> What is required
From the entries below, gather each line containing the word "matplotlib".

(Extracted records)
* * *

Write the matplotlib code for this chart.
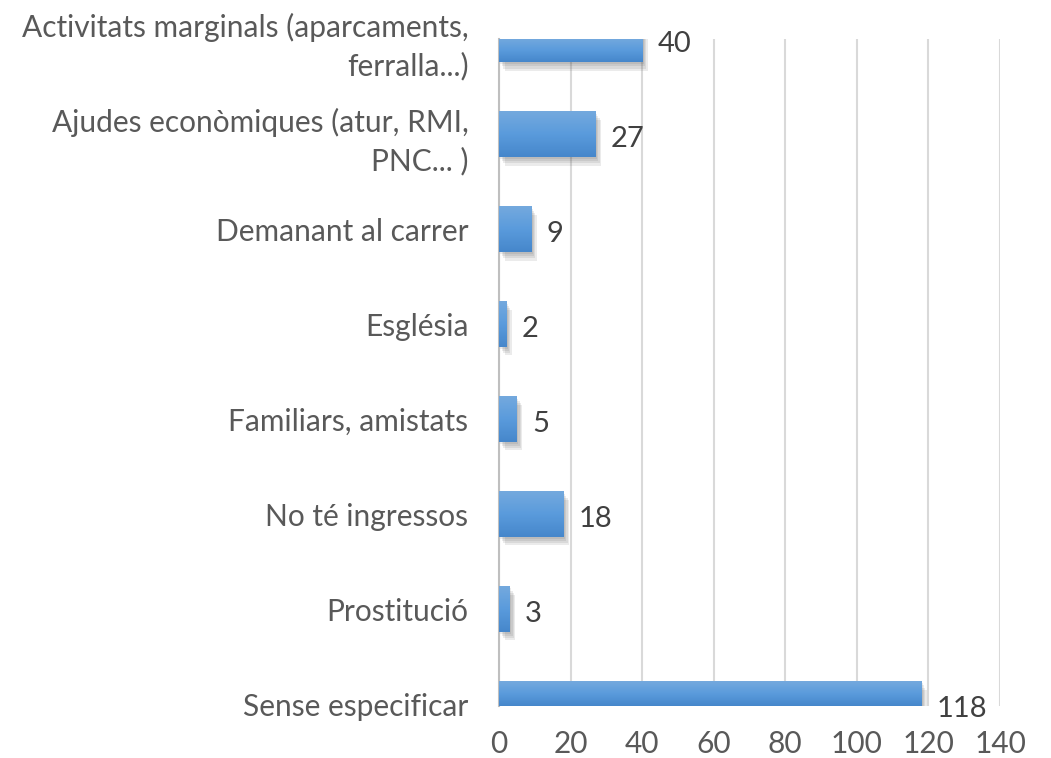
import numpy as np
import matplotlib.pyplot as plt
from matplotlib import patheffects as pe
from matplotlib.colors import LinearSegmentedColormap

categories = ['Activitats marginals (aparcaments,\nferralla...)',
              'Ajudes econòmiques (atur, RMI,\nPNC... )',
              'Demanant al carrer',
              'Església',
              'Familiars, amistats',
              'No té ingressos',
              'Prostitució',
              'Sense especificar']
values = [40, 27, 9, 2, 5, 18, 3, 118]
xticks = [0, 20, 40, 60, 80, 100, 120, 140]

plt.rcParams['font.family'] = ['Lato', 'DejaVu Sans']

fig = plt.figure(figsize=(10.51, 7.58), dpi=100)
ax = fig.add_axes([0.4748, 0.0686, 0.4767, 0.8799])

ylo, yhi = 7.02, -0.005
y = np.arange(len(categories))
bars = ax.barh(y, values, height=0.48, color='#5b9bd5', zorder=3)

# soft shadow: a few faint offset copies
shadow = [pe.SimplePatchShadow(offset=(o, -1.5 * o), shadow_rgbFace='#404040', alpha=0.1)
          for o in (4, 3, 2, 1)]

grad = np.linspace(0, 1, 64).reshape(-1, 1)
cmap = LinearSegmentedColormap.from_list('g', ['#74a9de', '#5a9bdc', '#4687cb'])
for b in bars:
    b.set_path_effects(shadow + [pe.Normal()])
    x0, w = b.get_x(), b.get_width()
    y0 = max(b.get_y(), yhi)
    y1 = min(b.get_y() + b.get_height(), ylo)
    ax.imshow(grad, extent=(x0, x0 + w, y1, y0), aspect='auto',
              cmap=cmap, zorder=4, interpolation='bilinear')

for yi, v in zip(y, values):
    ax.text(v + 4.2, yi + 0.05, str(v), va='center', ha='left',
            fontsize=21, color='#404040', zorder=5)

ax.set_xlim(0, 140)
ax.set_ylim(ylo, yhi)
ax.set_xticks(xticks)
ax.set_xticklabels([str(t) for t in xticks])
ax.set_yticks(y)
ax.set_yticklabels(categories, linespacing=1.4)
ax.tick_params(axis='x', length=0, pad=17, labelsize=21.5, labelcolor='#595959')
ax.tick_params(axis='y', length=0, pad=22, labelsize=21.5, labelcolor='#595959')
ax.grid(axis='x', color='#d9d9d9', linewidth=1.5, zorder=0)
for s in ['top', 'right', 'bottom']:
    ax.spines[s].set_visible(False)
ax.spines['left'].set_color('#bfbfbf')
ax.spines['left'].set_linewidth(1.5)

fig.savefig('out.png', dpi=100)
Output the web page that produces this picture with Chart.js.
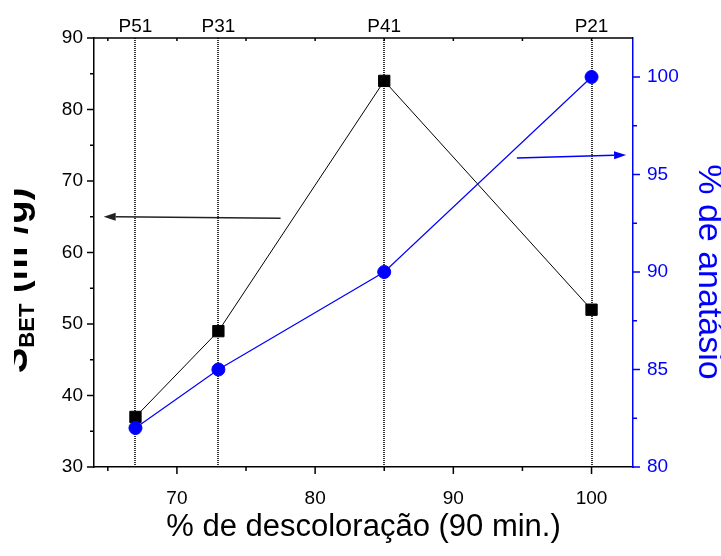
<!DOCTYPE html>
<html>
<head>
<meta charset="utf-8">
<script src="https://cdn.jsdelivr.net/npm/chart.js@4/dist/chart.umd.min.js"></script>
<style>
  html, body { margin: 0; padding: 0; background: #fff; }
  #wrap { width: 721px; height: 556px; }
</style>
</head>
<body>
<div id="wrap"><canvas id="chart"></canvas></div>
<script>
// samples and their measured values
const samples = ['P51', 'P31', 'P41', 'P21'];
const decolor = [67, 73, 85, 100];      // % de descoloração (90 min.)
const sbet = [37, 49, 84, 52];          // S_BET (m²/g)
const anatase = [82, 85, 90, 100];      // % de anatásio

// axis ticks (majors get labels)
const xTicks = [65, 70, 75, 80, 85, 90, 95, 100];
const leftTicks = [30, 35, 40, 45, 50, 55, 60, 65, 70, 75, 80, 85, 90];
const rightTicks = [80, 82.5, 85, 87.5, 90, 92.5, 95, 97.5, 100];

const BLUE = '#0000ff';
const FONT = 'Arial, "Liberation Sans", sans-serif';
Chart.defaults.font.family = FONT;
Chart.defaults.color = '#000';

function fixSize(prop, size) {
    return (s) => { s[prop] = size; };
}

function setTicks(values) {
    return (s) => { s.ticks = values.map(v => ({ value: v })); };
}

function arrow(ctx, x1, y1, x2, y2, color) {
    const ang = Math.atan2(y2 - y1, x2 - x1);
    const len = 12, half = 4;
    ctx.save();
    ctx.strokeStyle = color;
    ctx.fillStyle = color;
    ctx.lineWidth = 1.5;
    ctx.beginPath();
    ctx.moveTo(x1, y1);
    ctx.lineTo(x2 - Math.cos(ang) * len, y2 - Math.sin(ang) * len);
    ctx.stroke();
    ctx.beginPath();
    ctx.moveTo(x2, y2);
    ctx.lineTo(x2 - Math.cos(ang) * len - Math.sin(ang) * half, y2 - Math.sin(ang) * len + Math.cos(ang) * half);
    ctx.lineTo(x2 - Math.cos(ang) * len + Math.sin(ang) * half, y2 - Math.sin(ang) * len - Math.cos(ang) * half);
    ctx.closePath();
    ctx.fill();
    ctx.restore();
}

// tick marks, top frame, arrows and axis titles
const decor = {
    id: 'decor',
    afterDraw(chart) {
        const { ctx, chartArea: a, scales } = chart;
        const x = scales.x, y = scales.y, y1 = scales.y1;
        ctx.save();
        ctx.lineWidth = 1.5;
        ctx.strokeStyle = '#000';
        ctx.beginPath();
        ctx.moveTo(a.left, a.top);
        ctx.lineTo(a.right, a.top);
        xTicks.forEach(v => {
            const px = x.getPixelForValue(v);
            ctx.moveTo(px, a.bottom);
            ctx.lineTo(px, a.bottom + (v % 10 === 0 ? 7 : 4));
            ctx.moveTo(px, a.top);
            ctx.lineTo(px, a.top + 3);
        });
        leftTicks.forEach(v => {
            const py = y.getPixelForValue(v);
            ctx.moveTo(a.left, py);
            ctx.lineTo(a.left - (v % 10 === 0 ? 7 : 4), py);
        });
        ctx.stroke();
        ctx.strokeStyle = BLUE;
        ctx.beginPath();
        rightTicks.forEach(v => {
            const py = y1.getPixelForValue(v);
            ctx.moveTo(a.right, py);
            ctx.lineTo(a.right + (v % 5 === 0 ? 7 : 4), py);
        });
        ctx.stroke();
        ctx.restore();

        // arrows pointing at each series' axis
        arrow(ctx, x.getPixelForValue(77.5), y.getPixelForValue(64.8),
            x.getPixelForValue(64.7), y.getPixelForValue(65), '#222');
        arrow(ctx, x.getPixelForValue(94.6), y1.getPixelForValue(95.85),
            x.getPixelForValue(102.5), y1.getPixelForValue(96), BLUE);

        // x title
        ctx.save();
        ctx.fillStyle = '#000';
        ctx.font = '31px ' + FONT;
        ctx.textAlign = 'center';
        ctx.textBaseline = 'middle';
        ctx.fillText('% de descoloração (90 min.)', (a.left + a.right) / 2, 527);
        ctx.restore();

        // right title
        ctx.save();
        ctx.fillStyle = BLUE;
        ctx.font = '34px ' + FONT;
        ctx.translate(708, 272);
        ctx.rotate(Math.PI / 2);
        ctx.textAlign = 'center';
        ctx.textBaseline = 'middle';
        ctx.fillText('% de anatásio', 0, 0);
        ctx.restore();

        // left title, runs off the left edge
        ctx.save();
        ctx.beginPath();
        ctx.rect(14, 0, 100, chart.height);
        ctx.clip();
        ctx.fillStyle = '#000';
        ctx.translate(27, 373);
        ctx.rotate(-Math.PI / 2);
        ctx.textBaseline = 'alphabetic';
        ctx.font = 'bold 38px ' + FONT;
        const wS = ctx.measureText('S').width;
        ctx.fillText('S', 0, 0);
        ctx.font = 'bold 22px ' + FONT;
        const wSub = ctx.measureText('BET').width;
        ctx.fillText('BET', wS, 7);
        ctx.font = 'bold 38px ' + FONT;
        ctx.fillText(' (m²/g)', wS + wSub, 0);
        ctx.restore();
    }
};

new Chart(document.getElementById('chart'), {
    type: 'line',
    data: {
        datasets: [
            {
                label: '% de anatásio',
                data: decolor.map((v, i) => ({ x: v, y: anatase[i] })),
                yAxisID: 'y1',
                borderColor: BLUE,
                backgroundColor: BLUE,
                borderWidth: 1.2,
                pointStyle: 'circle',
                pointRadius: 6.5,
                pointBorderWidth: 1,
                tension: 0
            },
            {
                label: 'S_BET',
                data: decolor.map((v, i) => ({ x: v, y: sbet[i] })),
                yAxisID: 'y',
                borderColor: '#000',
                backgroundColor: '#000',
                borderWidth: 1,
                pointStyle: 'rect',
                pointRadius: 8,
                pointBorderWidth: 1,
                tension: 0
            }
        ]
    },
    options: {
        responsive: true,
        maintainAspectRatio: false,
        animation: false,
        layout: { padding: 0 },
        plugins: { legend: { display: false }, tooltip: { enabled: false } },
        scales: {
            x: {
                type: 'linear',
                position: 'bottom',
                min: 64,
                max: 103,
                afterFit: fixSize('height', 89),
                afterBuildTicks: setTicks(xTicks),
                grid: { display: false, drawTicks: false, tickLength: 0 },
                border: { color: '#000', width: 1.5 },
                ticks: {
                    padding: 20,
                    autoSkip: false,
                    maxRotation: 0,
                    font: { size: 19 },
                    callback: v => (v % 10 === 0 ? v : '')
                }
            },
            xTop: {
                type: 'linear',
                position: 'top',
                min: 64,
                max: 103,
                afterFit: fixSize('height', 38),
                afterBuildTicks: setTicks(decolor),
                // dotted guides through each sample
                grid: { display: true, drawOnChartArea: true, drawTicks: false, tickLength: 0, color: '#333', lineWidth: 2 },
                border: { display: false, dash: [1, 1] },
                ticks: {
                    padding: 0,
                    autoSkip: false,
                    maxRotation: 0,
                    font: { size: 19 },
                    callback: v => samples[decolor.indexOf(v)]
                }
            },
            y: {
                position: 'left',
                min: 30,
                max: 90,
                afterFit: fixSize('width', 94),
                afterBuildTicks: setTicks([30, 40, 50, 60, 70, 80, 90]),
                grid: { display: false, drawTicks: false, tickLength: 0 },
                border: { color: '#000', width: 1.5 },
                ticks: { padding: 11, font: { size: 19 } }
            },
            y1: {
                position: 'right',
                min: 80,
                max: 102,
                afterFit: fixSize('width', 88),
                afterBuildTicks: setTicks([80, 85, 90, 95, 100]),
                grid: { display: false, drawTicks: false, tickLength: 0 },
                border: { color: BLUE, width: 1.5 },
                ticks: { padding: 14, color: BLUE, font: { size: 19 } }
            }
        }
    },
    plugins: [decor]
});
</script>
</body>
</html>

* * *

> Final result
Write the matplotlib code for this chart.
import matplotlib.pyplot as plt
from matplotlib import patheffects as pe
from matplotlib.colors import LinearSegmentedColormap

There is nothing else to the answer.